Shoestring Root Rot
Shoestring Root Rot
This fungus affects many trees and can grow to humongous proportions!
It can cause trouble to native trees all across North America.
Armillaria spreads by producing mushrooms or fruiting bodies. They appear around infected trees and produce spores that can travel great distances when picked up by wind.
Once a new tree is infected, the fungus attacks the “cambium” or living tissue. The tree can no longer transport the resources needed to the upper parts of the tree, and this process eventually kills it.
Armillaria moves through dead trees, roots, and soil by growing these rhizomorphs, which is how it can reach new trees. They can’t spread very far, but this is how the fungus usually spreads from tree to tree.
Several species of Armillaria threaten North American forests. Armillaria mellea mostly infects deciduous trees and can be found all over the country, but is doing the most damage in the southeastern U.S.
Forests with high numbers of hickory (Carya spp.) and oak (Quercus spp.) trees are very common in the southeast U.S. Both oak and hickory are hosts of shoestring root rot. Beech (Fagus spp.) is another very important forest tree in this region, and is also a host of A. mellea.
Forest trees aren’t the only ones threatened by Armillaria mellea. Recently, this fungus has been found to be a threat to stone fruit (peach, pear, cherry, etc.) orchards.
Armillaria solidipes is another species of shoestring root rot and is a major problem for conifers in the U.S., especially the Pacific Northwest and the Rocky Mountains due to the high numbers of conifer forests in those regions.
Sitka spruce, grand fir, and douglas-fir are all important forest trees in the pacific northwest, and are all hosts of A. solidipes. Douglas-fir is a very important commercial species and a very popular Christmas tree species—it’s even the state tree of Oregon!
The U.S. Forest Service has reported finding A. solidipes on almost all common tree species and in all major forest types in the Rocky Mountain Region. It is very widespread, probably occurring in all forests in the region.
Malheur National Forest in Oregon is home to a very large infestation of A. solidipes. Because the rhizomorphs stretch from tree to tree underground, the fungus is considered one of the largest living things on the planet and is called the "Humongous Fungus ."
This ponderosa pine has been infected with shoestring root rot. Notice the brown needles, a sure sign of an unhealthy tree!
These dead standing and fallen trees are typical of large Armillaria disease centers. The fungus rots the base of the trunk and roots. This causes trees to die, become unstable, and eventually break at the base.
Removing infected trees from the area is the first step in managing this disease. “Destumping” is the removal of old infected stumps.
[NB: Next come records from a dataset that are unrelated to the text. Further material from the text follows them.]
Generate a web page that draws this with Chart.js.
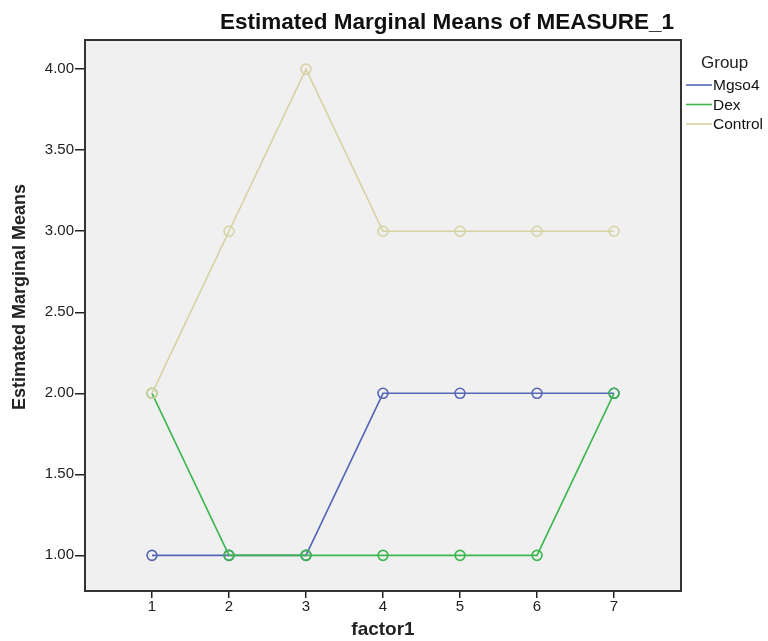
<!DOCTYPE html>
<html>
<head>
<meta charset="utf-8">
<script src="https://cdn.jsdelivr.net/npm/chart.js@4/dist/chart.umd.min.js"></script>
<style>
  html, body { margin: 0; padding: 0; background: #fff; }
  #wrap { width: 768px; height: 641px; }
</style>
</head>
<body>
<div id="wrap"><canvas id="emmChart" width="768" height="641"></canvas></div>
<script>
const factorLevels = [1, 2, 3, 4, 5, 6, 7];
const groupNames = ['Mgso4', 'Dex', 'Control'];
const mgso4Means = [1, 1, 1, 2, 2, 2, 2];
const dexMeans = [2, 1, 1, 1, 1, 1, 2];
const controlMeans = [2, 3, 4, 3, 3, 3, 3];
const yTicks = [1.0, 1.5, 2.0, 2.5, 3.0, 3.5, 4.0];
const groupColors = ['#5566b8', '#3cb64e', '#d6d2a2'];

const FONT = '"Liberation Sans", Arial, sans-serif';
const seriesValues = [mgso4Means, dexMeans, controlMeans];
const datasets = groupNames.map((name, i) => ({
    label: name,
    data: factorLevels.map((f, j) => ({ x: f, y: seriesValues[i][j] })),
    borderColor: groupColors[i],
    backgroundColor: 'rgba(0,0,0,0)',
    borderWidth: 1.6,
    pointRadius: 5,
    pointBorderWidth: 1.6,
    pointStyle: 'circle',
    tension: 0
}));
// draw control first so the others sit on top
datasets.reverse();

const plotFrame = {
    id: 'plotFrame',
    beforeDraw(chart) {
        const { ctx, chartArea: a } = chart;
        ctx.save();
        ctx.fillStyle = '#f0f0f0';
        ctx.fillRect(a.left, a.top, a.right - a.left, a.bottom - a.top);
        ctx.restore();
    },
    afterDraw(chart) {
        const { ctx, chartArea: a } = chart;
        ctx.save();
        ctx.strokeStyle = '#333';
        ctx.lineWidth = 2;
        ctx.strokeRect(a.left, a.top, a.right - a.left, a.bottom - a.top);
        // title
        ctx.fillStyle = '#111';
        ctx.font = 'bold 22.5px ' + FONT;
        ctx.textAlign = 'center';
        ctx.textBaseline = 'middle';
        ctx.fillText('Estimated Marginal Means of MEASURE_1', 447, 23);
        // y axis title
        ctx.save();
        ctx.translate(20, 297);
        ctx.rotate(-Math.PI / 2);
        ctx.font = 'bold 18px ' + FONT;
        ctx.fillStyle = '#222';
        ctx.fillText('Estimated Marginal Means', 0, 0);
        ctx.restore();
        // legend
        ctx.textAlign = 'left';
        ctx.font = '17px ' + FONT;
        ctx.fillStyle = '#222';
        ctx.fillText('Group', 701, 63);
        ctx.font = '15.5px ' + FONT;
        groupNames.forEach((name, i) => {
            const y = 85 + i * 19.5;
            ctx.strokeStyle = groupColors[i];
            ctx.lineWidth = 1.6;
            ctx.beginPath();
            ctx.moveTo(686, y);
            ctx.lineTo(712, y);
            ctx.stroke();
            ctx.fillStyle = '#111';
            ctx.fillText(name, 713, y + 1);
        });
        ctx.restore();
    }
};

new Chart('emmChart', {
    type: 'line',
    data: { datasets: datasets },
    options: {
        responsive: false,
        animation: false,
        layout: { padding: { left: 0, top: 40, right: 87, bottom: 0 } },
        plugins: { legend: { display: false }, title: { display: false }, tooltip: { enabled: false } },
        scales: {
            x: {
                type: 'linear',
                min: 0.13,
                max: 7.87,
                afterBuildTicks: s => { s.ticks = factorLevels.map(v => ({ value: v })); },
                afterFit: s => { s.height = 50; },
                grid: { drawOnChartArea: false, drawTicks: true, tickLength: 7, color: '#222', lineWidth: 1.5 },
                border: { display: false },
                ticks: { color: '#222', font: { size: 15, family: FONT }, padding: 0, callback: v => String(v) },
                title: { display: true, text: 'factor1', color: '#222', font: { size: 19, weight: 'bold', family: FONT }, padding: { top: 5, bottom: 0 } }
            },
            y: {
                min: 0.78,
                max: 4.18,
                afterBuildTicks: s => { s.ticks = yTicks.map(v => ({ value: v })); },
                afterFit: s => { s.width = 85; },
                grid: { drawOnChartArea: false, drawTicks: true, tickLength: 10, color: '#222', lineWidth: 1.5 },
                border: { display: false },
                ticks: { color: '#222', font: { size: 15, family: FONT }, padding: 1, callback: v => v.toFixed(2) },
                title: { display: false }
            }
        }
    },
    plugins: [plotFrame]
});
</script>
</body>
</html>
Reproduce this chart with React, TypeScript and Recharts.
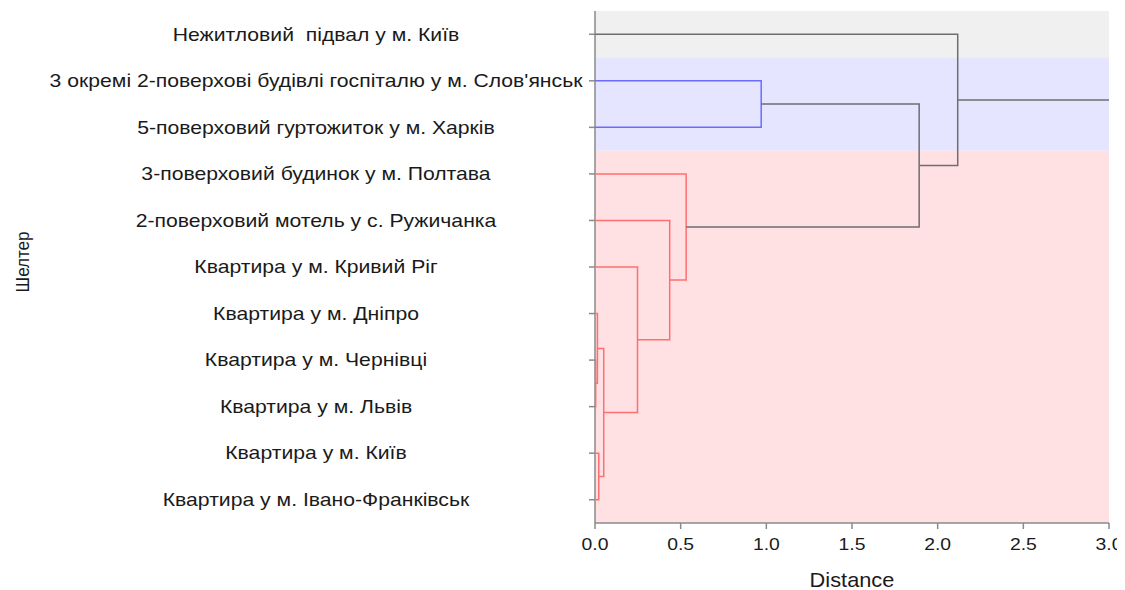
import { ScatterChart, Scatter, XAxis, YAxis, ReferenceArea, Label } from "recharts";

// leaves, top to bottom
const leafLabels = [
  "Нежитловий  підвал у м. Київ",
  "3 окремі 2-поверхові будівлі госпіталю у м. Слов'янськ",
  "5-поверховий гуртожиток у м. Харків",
  "3-поверховий будинок у м. Полтава",
  "2-поверховий мотель у с. Ружичанка",
  "Квартира у м. Кривий Ріг",
  "Квартира у м. Дніпро",
  "Квартира у м. Чернівці",
  "Квартира у м. Львів",
  "Квартира у м. Київ",
  "Квартира у м. Івано-Франківськ",
];

// merges: node ids 0..10 are leaves, merged nodes get 11, 12, ...
const mergePairs: [number, number][] = [
  [7, 8],
  [6, 11],
  [9, 10],
  [12, 13],
  [5, 14],
  [4, 15],
  [3, 16],
  [1, 2],
  [18, 17],
  [0, 19],
];
const mergeHeights = [0.004, 0.014, 0.022, 0.051, 0.248, 0.436, 0.532, 0.97, 1.892, 2.117];
const mergeGroups = ["red", "red", "red", "red", "red", "red", "red", "blue", "black", "black"];

// shaded cluster bands (leaf index ranges)
const bandStarts = [0, 1, 3];
const bandEnds = [1, 3, 11];
const bandGroups = ["black", "blue", "red"];

const xTicks = [0, 0.5, 1, 1.5, 2, 2.5, 3];

const lineColors: Record<string, string> = {
  red: "#ff6f6f",
  blue: "#6b6bff",
  black: "#6e6e6e",
};
const bandColors: Record<string, string> = {
  black: "#f0f0f0",
  blue: "#e6e5ff",
  red: "#ffe1e3",
};

const FONT = "Arial, 'Liberation Sans', sans-serif";
const TEXT = "#1a1a1a";

function buildLinks() {
  const ys: number[] = leafLabels.map((_, i) => i + 0.5);
  const hs: number[] = leafLabels.map(() => 0);
  const links = mergePairs.map(([a, b], k) => {
    const d = mergeHeights[k];
    const pts = [
      { x: hs[a], y: ys[a] },
      { x: d, y: ys[a] },
      { x: d, y: ys[b] },
      { x: hs[b], y: ys[b] },
    ];
    ys.push((ys[a] + ys[b]) / 2);
    hs.push(d);
    return { pts, group: mergeGroups[k] };
  });
  const root = ys.length - 1;
  const rootLine = [
    { x: hs[root], y: ys[root] },
    { x: xTicks[xTicks.length - 1], y: ys[root] },
  ];
  return { links, rootLine };
}

const { links, rootLine } = buildLinks();

const noDot = () => <g />;

function LeafTick(props: any) {
  const { x, y, payload } = props;
  return (
    <text
      transform={`translate(${x - 271},${y}) scale(1.177,1)`}
      dy="0.35em"
      textAnchor="middle"
      fontSize={18}
      fill={TEXT}
      fontFamily={FONT}
      style={{ whiteSpace: "pre" }}
    >
      {leafLabels[Math.floor(payload.value)]}
    </text>
  );
}

function DistTick(props: any) {
  const { x, y, payload } = props;
  return (
    <text
      transform={`translate(${x},${y}) scale(1.14,1)`}
      dy="0.71em"
      textAnchor="middle"
      fontSize={17}
      fill={TEXT}
      fontFamily={FONT}
    >
      {payload.value.toFixed(1)}
    </text>
  );
}

export default function App() {
  return (
    <div style={{ width: 1117, height: 582, background: "#fff" }}>
      <ScatterChart width={1117} height={582} margin={{ top: 3, right: 16, bottom: 0, left: 0 }}>
        {bandGroups.map((g, i) => (
          <ReferenceArea
            key={g}
            x1={0}
            x2={3}
            y1={bandStarts[i]}
            y2={bandEnds[i]}
            fill={bandColors[g]}
            fillOpacity={1}
            stroke="none"
          />
        ))}
        <XAxis
          type="number"
          dataKey="x"
          domain={[0, 3]}
          ticks={xTicks}
          height={67}
          tickSize={6}
          tickMargin={9}
          stroke="#8a8a8a"
          strokeWidth={1.5}
          tick={<DistTick />}
        >
          <Label
            content={({ viewBox }: any) => (
              <text
                transform={`translate(${viewBox.x + viewBox.width / 2},${viewBox.y + 64}) scale(1.09,1)`}
                textAnchor="middle"
                fontSize={20}
                fill={TEXT}
                fontFamily={FONT}
              >
                Distance
              </text>
            )}
          />
        </XAxis>
        <YAxis
          type="number"
          dataKey="y"
          domain={[0, leafLabels.length]}
          reversed
          ticks={leafLabels.map((_, i) => i + 0.5)}
          interval={0}
          width={587}
          tickSize={6}
          stroke="#8a8a8a"
          strokeWidth={1.5}
          tick={<LeafTick />}
        >
          <Label
            content={({ viewBox }: any) => {
              const cy = viewBox.y + viewBox.height / 2 - 5;
              return (
                <text
                  transform={`translate(14,${cy}) rotate(-90) scale(1,1.12)`}
                  dy="0.35em"
                  textAnchor="middle"
                  fontSize={17}
                  fill={TEXT}
                  fontFamily={FONT}
                >
                  Шелтер
                </text>
              );
            }}
          />
        </YAxis>
        {links.map((l, i) => (
          <Scatter
            key={i}
            data={l.pts}
            line={{ stroke: lineColors[l.group], strokeWidth: 1.5 }}
            lineType="joint"
            shape={noDot}
            isAnimationActive={false}
          />
        ))}
        <Scatter
          data={rootLine}
          line={{ stroke: lineColors.black, strokeWidth: 1.5 }}
          lineType="joint"
          shape={noDot}
          isAnimationActive={false}
        />
      </ScatterChart>
    </div>
  );
}
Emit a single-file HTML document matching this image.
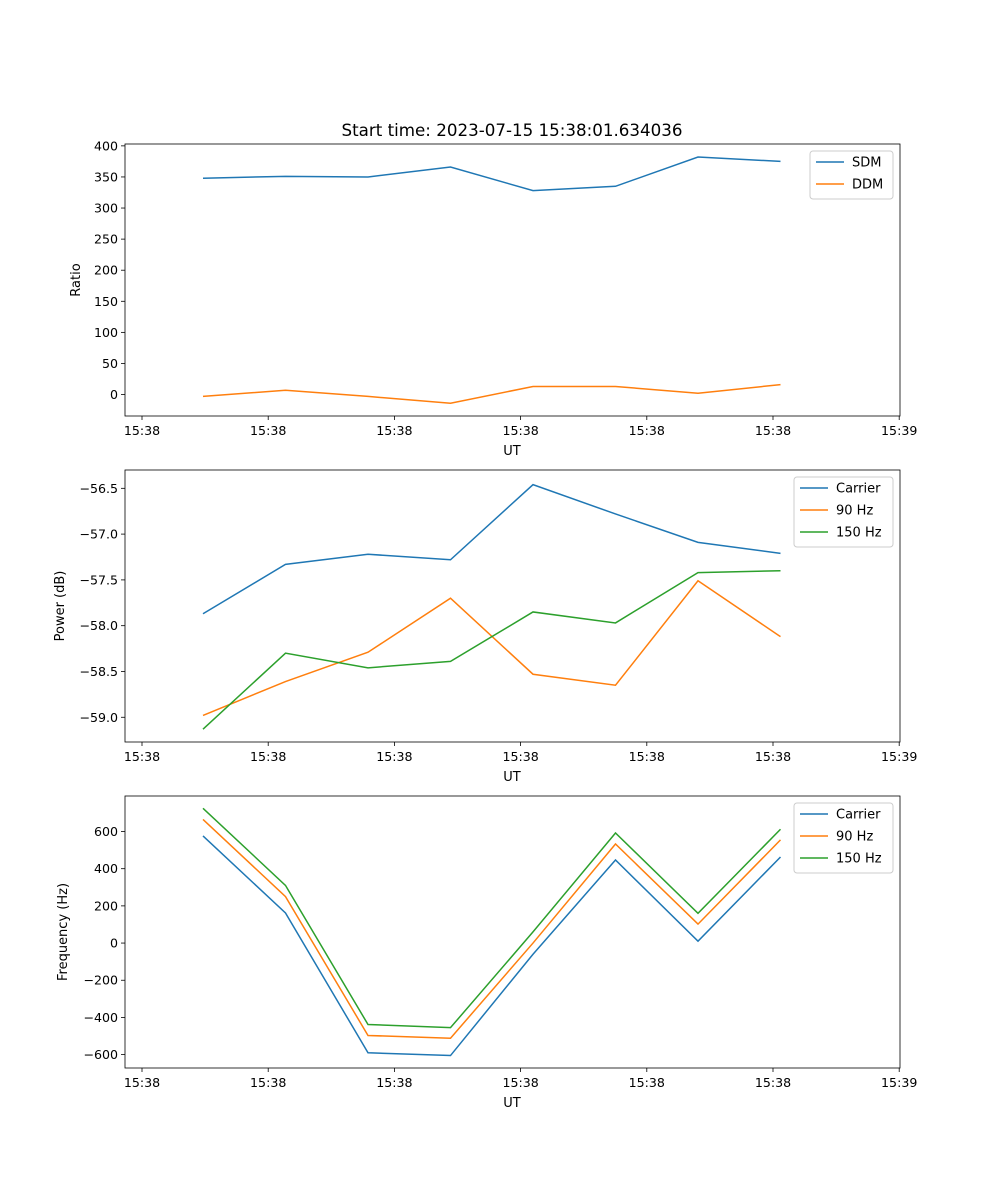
<!DOCTYPE html>
<html><head><meta charset="utf-8"><style>
body{margin:0;background:#fff;}
svg{display:block;font-family:"DejaVu Sans","Liberation Sans",sans-serif;}
</style></head><body>
<svg id="fig" width="1000" height="1200"></svg>
<script>
const xTickLabels=["15:38","15:38","15:38","15:38","15:38","15:38","15:39"];
const sdm=[348,351,350,366,328,335,382,375];
const ddm=[-3,7,-3,-14,13,13,2,16];
const pCarrier=[-57.87,-57.33,-57.22,-57.28,-56.46,-56.78,-57.09,-57.21];
const p90=[-58.98,-58.61,-58.29,-57.70,-58.53,-58.65,-57.51,-58.12];
const p150=[-59.13,-58.30,-58.46,-58.39,-57.85,-57.97,-57.42,-57.40];
const fCarrier=[576,162,-590,-605,-60,447,10,463];
const f90=[665,250,-497,-512,0,533,102,555];
const f150=[725,310,-438,-455,60,592,160,612];
const ticks1=[0,50,100,150,200,250,300,350,400];
const ticks2=[-59.0,-58.5,-58.0,-57.5,-57.0,-56.5];
const ticks3=[-600,-400,-200,0,200,400,600];

const NS="http://www.w3.org/2000/svg";
const svg=document.getElementById('fig');
function mk(t,a,p){const e=document.createElementNS(NS,t);for(const k in a)e.setAttribute(k,a[k]);(p||svg).appendChild(e);return e;}
const L=125,R=900;
const xi=i=>203+i*82.5;
const xt=k=>142+k*126.2;
const C=['#1f77b4','#ff7f0e','#2ca02c'];

const t=mk('text',{x:512,y:136,'text-anchor':'middle','font-size':16.7});
t.textContent='Start time: 2023-07-15 15:38:01.634036';



function panel(name,top,bot,ymin,ymax,ticks,fmt,ylabel,series,names,legend){
  const g=mk('g',{});
  
  
  const y=v=>bot-(v-ymin)/(ymax-ymin)*(bot-top);
  xTickLabels.forEach((lab,k)=>{
    mk('line',{x1:xt(k),x2:xt(k),y1:bot,y2:bot+4,stroke:'#000','stroke-width':0.8},g);
    const tx=mk('text',{x:xt(k),y:bot+19,'text-anchor':'middle','font-size':12.6},g);tx.textContent=lab;
    
    
  });
  ticks.forEach(v=>{
    mk('line',{x1:L-4,x2:L,y1:y(v),y2:y(v),stroke:'#000','stroke-width':0.8},g);
    const tx=mk('text',{x:L-7,y:y(v)+4.5,'text-anchor':'end','font-size':12.6},g);tx.textContent=fmt(v);
    
    
  });
  const xl=mk('text',{x:512,y:bot+39,'text-anchor':'middle','font-size':13},g);xl.textContent='UT';
  
  
  const yc=(top+bot)/2;
  const yl=mk('text',{x:0,y:0,'text-anchor':'middle','font-size':13,transform:`translate(${ylabel[1]},${yc}) rotate(-90)`},g);yl.textContent=ylabel[0];
  
  
  series.forEach((s,j)=>{
    const p=mk('polyline',{points:s.map((v,i)=>xi(i)+','+y(v)).join(' '),fill:'none',stroke:C[j],'stroke-width':1.5},g);
    
    
  });
  mk('rect',{x:L,y:top,width:R-L,height:bot-top,fill:'none',stroke:'#000','stroke-width':0.8},g);
  const lg=mk('g',{},g);
  
  
  mk('rect',{x:legend[0],y:top+7,width:893-legend[0],height:names.length*22+4,rx:3,fill:'#fff',stroke:'#ccc'},lg);
  names.forEach((n,j)=>{
    const ly=top+18+j*22;
    mk('line',{x1:legend[0]+6,x2:legend[0]+34,y1:ly,y2:ly,stroke:C[j],'stroke-width':1.5},lg);
    const tx=mk('text',{x:legend[0]+42,y:ly+4.5,'font-size':13},lg);tx.textContent=n;
    
    
  });
}
panel('ratio-panel',144,416,-34.5,403,ticks1,v=>String(v),['Ratio',80],[sdm,ddm],['SDM','DDM'],[810]);
panel('power-panel',470,742,-59.27,-56.30,ticks2,v=>v.toFixed(1).replace('-','\u2212'),['Power (dB)',64],[pCarrier,p90,p150],['Carrier','90 Hz','150 Hz'],[794]);
panel('frequency-panel',796,1068,-672,791,ticks3,v=>String(v).replace('-','\u2212'),['Frequency (Hz)',67],[fCarrier,f90,f150],['Carrier','90 Hz','150 Hz'],[794]);
</script>
</body></html>
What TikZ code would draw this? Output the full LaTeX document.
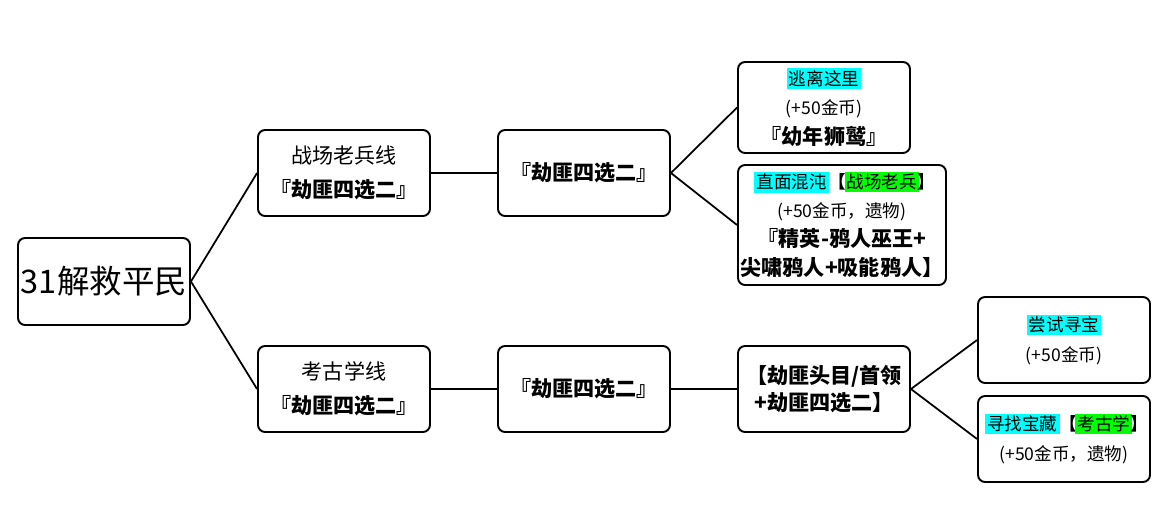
\documentclass[tikz,border=0pt]{standalone}
\usepackage{fontspec}
\setmainfont{Noto Sans CJK SC}
\usepackage{xcolor}
\usetikzlibrary{positioning}
\definecolor{hlcyan}{RGB}{0,255,255}
\definecolor{hlgreen}{RGB}{0,255,0}
\newcommand{\hlc}[1]{{\setlength{\fboxsep}{1.2pt}\colorbox{hlcyan}{#1}}}
\newcommand{\hlg}[1]{{\setlength{\fboxsep}{1.2pt}\colorbox{hlgreen}{#1}}}
\newcommand{\lbr}{\textbf{【}\kern-0.1em}
\newcommand{\rbr}{\kern-0.1em\textbf{】}\kern-0.3em}
\newcommand{\optfont}{\fontsize{10}{12}\selectfont}
\newcommand{\gold}{{\optfont(+50金币)}}
\newcommand{\goldrelic}{{\optfont(+50金币，遗物)}}

\begin{document}
\begin{tikzpicture}[
    x=0.02cm, y=-0.02cm,
    box/.style={rectangle, draw=black, line width=1.1pt, rounded corners=4pt,
                minimum width=3.44cm, minimum height=1.72cm, align=center,
                inner sep=1pt, font=\fontsize{12}{19.5}\selectfont},
    link/.style={line width=1pt}
]
\useasboundingbox (0,0) rectangle (1176,515);

\node[box, font=\fontsize{18.5}{20}\selectfont, minimum height=1.74cm] (root) at (104, 281.5) {31解救平民};

\node[box] (vet) at (344, 173) {战场老兵线\\\textbf{『劫匪四选二』}};
\node[box] (arch) at (344, 389) {考古学线\\\textbf{『劫匪四选二』}};

\node[box] (vetpick) at (584, 173) {\textbf{『劫匪四选二』}};
\node[box] (archpick) at (584, 389) {\textbf{『劫匪四选二』}};

\node[box, minimum height=1.82cm, font=\fontsize{12}{17}\selectfont] (flee) at (824, 107.5)
    {{\optfont\hlc{逃离这里}}\\\gold\\\textbf{『幼年狮鹫』}};
\node[box, minimum width=4.16cm, minimum height=2.4cm, font=\fontsize{12}{16.5}\selectfont] (chaos) at (842, 225)
    {{\optfont\hlc{直面混沌}\lbr\hlg{战场老兵}\rbr}\\\goldrelic\\\textbf{『精英-鸦人巫王+}\\\textbf{尖啸鸦人+吸能鸦人】}};
\node[box, font=\fontsize{12}{15.5}\selectfont] (boss) at (824, 389) {\textbf{【劫匪头目/首领}\\\textbf{+劫匪四选二】}};

\node[box, font=\fontsize{12}{17}\selectfont] (seek) at (1064, 340) {{\optfont\hlc{尝试寻宝}}\\\gold};
\node[box, font=\fontsize{12}{17}\selectfont] (hunt) at (1064, 439) {{\optfont\hlc{寻找宝藏}\lbr\hlg{考古学}\rbr}\\\goldrelic};

% Connectors
\draw[link] (root.east) -- (vet.west);
\draw[link] (root.east) -- (arch.west);
\draw[link] (vet.east) -- (vetpick.west);
\draw[link] (arch.east) -- (archpick.west);
\draw[link] (vetpick.east) -- (flee.west);
\draw[link] (vetpick.east) -- (chaos.west);
\draw[link] (archpick.east) -- (boss.west);
\draw[link] (boss.east) -- (seek.west);
\draw[link] (boss.east) -- (hunt.west);

\end{tikzpicture}
\end{document}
Since the fungus can survive in dead wood and roots, this needs to be done before the area can be replanted.
Once the infection is stopped or slowed, new resistant trees can be planted. If the same trees are planted that were there before, any Armillaria fungus persisting on the site could infect them again.
Firebreaks (or sections of forests without any plants) are used to stop forest fires from spreading. The same method can be applied to stopping Armillaria from spreading. If the break is large enough, the rhizomorphs will not be able to find new host trees, and will eventually die out.
Birch and larch have both been found to be resistant to Armillaria, and do well in disturbed soil. After growing resistant trees on the site, less resistant (host) trees can be replanted, as the fungus will have died out.